Task brief: Copy all lines in which the word "with" can be found.

[Information supplied start]

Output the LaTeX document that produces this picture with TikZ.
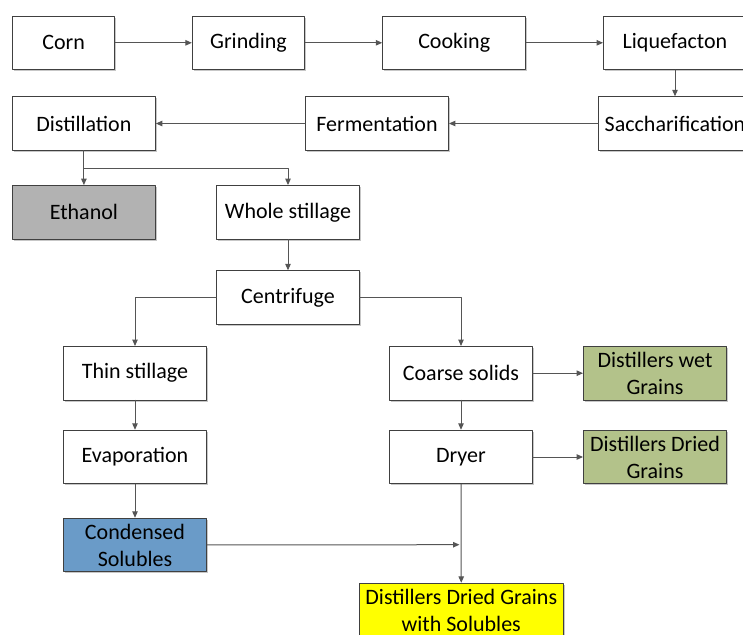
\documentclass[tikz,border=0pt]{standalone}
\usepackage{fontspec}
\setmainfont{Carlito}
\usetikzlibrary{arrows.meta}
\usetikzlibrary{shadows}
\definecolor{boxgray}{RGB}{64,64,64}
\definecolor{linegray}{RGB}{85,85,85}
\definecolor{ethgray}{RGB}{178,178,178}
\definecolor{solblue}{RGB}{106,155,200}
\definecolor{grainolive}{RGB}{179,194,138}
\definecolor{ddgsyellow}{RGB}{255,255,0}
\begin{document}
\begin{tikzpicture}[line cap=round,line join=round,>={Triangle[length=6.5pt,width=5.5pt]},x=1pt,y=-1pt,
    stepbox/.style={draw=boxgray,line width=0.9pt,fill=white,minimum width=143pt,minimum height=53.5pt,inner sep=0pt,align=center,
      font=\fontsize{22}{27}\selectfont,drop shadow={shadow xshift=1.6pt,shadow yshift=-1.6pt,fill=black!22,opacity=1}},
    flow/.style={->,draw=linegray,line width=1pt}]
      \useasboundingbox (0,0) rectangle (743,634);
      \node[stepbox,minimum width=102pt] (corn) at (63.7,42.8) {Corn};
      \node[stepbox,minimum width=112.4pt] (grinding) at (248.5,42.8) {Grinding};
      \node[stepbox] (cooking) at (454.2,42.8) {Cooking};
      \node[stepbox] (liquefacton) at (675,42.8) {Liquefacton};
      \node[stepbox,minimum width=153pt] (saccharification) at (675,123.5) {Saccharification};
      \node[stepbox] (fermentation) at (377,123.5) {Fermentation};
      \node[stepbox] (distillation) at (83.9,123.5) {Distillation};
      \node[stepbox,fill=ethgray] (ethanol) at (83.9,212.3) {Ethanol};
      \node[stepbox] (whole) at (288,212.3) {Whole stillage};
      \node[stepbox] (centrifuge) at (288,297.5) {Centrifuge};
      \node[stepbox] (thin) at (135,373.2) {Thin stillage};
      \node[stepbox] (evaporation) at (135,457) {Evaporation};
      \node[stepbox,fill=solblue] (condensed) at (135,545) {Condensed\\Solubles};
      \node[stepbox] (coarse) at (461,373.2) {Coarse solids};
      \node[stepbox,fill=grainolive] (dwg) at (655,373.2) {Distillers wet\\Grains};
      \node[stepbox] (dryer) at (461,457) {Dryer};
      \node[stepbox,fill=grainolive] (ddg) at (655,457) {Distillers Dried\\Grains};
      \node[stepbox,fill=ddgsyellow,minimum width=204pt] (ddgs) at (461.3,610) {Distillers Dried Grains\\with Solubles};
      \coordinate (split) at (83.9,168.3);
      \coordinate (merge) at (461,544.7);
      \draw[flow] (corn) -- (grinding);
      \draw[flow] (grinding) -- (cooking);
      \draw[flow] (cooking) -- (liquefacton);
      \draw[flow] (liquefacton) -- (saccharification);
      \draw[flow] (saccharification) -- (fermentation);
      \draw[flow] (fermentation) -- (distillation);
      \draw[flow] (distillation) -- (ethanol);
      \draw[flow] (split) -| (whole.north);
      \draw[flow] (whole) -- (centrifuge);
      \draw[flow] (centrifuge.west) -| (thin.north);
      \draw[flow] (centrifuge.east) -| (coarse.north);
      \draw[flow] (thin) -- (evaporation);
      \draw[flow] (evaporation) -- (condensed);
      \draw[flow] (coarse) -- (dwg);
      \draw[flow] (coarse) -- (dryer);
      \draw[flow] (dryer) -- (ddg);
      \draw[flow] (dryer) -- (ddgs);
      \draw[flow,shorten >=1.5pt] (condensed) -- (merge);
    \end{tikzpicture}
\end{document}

[Information supplied end]

Full response:
Output the LaTeX document that produces this picture with TikZ.
      \node[stepbox,fill=ddgsyellow,minimum width=204pt] (ddgs) at (461.3,610) {Distillers Dried Grains\\with Solubles};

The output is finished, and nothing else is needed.